It is required that the lines from the top of the listing through the line with "const noteLines = ['SATURATION', 'REGION', '(A" be reproduced exactly, excluding pictures.

+--

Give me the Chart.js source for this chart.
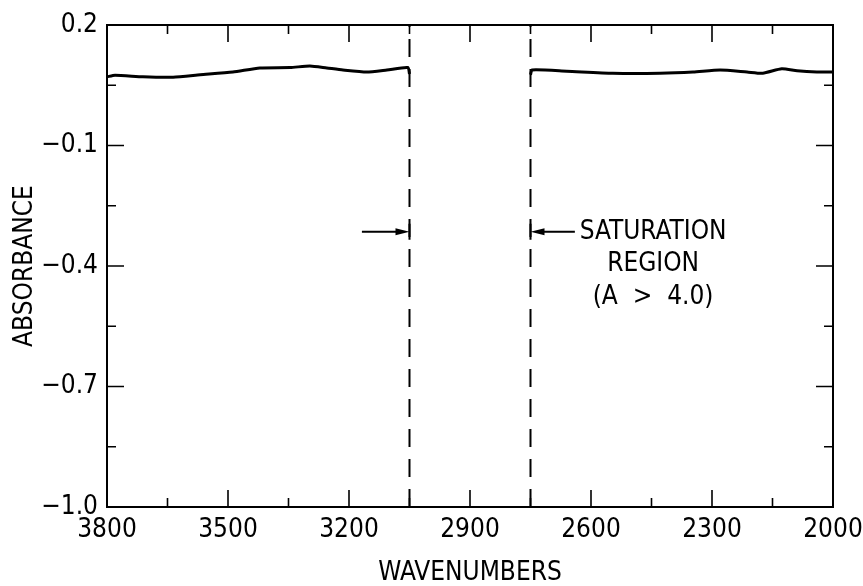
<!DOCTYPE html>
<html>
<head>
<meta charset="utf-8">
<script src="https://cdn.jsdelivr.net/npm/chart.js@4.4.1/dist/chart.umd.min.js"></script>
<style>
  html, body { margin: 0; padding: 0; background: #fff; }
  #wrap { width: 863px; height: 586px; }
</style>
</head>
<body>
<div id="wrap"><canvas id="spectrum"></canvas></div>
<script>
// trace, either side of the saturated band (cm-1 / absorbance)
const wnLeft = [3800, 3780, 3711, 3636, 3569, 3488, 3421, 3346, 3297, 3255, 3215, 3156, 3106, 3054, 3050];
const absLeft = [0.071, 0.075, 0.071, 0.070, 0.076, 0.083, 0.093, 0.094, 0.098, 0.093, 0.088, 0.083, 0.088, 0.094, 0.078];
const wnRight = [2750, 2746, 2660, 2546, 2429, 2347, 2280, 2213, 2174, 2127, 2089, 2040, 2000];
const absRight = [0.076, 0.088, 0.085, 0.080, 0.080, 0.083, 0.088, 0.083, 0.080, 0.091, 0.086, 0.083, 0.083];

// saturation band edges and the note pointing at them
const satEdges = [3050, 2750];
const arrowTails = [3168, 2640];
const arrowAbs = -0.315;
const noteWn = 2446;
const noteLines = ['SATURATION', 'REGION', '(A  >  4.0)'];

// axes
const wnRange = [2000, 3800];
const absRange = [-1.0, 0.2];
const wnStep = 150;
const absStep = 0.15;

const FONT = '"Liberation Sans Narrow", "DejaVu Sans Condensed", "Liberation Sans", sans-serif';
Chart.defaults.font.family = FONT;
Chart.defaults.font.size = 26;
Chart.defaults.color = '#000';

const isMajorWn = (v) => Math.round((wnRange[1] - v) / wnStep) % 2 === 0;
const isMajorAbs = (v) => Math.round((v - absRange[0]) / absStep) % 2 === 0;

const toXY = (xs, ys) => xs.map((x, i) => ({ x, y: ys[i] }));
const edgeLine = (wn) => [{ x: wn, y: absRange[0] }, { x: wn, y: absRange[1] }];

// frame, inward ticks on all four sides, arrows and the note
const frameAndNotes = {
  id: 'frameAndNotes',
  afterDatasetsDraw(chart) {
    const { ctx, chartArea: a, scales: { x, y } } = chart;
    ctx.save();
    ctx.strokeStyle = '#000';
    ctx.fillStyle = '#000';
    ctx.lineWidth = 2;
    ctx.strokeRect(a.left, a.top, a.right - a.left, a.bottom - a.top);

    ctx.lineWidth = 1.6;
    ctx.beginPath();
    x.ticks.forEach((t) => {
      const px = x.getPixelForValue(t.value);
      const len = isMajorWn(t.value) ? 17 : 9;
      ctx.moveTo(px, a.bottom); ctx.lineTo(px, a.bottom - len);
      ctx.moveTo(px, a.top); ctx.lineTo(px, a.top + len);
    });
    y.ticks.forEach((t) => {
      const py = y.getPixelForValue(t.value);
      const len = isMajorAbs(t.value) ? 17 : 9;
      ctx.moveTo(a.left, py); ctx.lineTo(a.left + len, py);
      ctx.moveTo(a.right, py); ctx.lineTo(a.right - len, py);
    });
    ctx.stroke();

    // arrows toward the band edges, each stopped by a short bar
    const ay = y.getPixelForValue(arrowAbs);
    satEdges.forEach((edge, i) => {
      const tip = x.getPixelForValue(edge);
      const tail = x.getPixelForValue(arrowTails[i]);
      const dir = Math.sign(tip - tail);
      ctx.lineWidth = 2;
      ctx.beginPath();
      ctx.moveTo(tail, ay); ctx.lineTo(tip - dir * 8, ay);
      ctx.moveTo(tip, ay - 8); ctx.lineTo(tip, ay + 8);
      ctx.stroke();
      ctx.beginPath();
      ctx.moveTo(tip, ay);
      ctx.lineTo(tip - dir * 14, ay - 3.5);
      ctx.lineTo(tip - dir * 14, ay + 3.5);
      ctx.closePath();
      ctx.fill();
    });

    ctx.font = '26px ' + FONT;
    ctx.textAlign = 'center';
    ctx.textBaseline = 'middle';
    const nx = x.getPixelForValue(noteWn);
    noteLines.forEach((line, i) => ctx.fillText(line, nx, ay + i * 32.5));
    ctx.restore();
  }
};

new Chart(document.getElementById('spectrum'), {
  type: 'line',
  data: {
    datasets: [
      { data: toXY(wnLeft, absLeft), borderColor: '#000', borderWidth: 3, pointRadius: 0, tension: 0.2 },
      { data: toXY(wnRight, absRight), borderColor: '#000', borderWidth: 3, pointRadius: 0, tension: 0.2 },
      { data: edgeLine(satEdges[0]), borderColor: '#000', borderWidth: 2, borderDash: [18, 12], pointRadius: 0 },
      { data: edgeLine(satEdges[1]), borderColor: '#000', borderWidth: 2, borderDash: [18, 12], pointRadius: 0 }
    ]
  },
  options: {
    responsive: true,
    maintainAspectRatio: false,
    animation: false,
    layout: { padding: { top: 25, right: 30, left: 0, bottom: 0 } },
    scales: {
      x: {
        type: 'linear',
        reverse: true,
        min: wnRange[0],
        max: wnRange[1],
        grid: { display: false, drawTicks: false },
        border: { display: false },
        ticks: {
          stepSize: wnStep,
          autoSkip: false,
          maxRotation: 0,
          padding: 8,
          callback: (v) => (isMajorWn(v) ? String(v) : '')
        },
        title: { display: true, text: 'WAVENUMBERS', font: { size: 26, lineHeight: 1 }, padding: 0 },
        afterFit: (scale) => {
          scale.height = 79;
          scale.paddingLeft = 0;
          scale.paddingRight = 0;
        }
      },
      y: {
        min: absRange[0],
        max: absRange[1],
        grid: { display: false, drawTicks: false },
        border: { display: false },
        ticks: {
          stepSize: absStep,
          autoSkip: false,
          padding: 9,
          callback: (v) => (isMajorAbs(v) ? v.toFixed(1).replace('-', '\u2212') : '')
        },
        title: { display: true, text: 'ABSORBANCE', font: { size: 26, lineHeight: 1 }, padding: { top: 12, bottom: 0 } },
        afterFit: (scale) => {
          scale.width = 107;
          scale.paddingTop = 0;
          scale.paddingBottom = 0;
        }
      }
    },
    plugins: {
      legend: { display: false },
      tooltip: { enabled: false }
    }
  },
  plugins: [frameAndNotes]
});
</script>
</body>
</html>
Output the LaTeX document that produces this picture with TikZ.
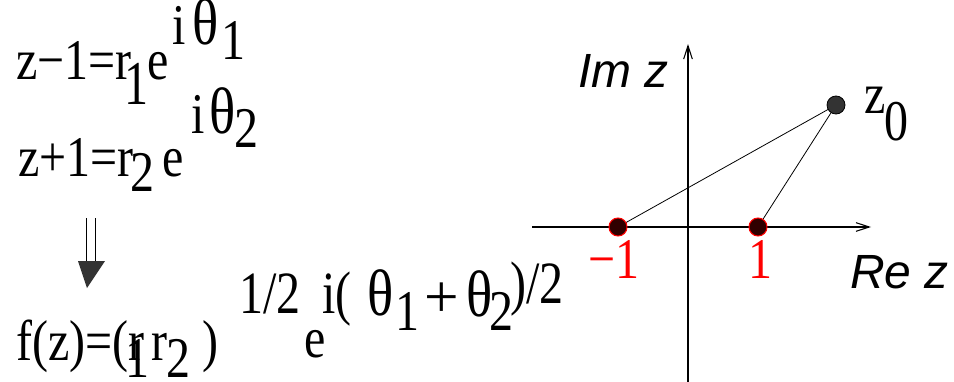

+--

COMPLETE RESPONSE
Give me the Chart.js source for this chart.
<!DOCTYPE html>
<html>
<head>
<meta charset="utf-8">
<script src="https://cdn.jsdelivr.net/npm/chart.js@4.4.1/dist/chart.umd.min.js"></script>
<style>
  html, body { margin: 0; padding: 0; background: #fff; }
  #wrap { width: 863px; height: 586px; }
</style>
</head>
<body>
<div id="wrap"><canvas id="spectrum"></canvas></div>
<script>
// trace, either side of the saturated band (cm-1 / absorbance)
const wnLeft = [3800, 3780, 3711, 3636, 3569, 3488, 3421, 3346, 3297, 3255, 3215, 3156, 3106, 3054, 3050];
const absLeft = [0.071, 0.075, 0.071, 0.070, 0.076, 0.083, 0.093, 0.094, 0.098, 0.093, 0.088, 0.083, 0.088, 0.094, 0.078];
const wnRight = [2750, 2746, 2660, 2546, 2429, 2347, 2280, 2213, 2174, 2127, 2089, 2040, 2000];
const absRight = [0.076, 0.088, 0.085, 0.080, 0.080, 0.083, 0.088, 0.083, 0.080, 0.091, 0.086, 0.083, 0.083];

// saturation band edges and the note pointing at them
const satEdges = [3050, 2750];
const arrowTails = [3168, 2640];
const arrowAbs = -0.315;
const noteWn = 2446;
const noteLines = ['SATURATION', 'REGION', '(A  >  4.0)'];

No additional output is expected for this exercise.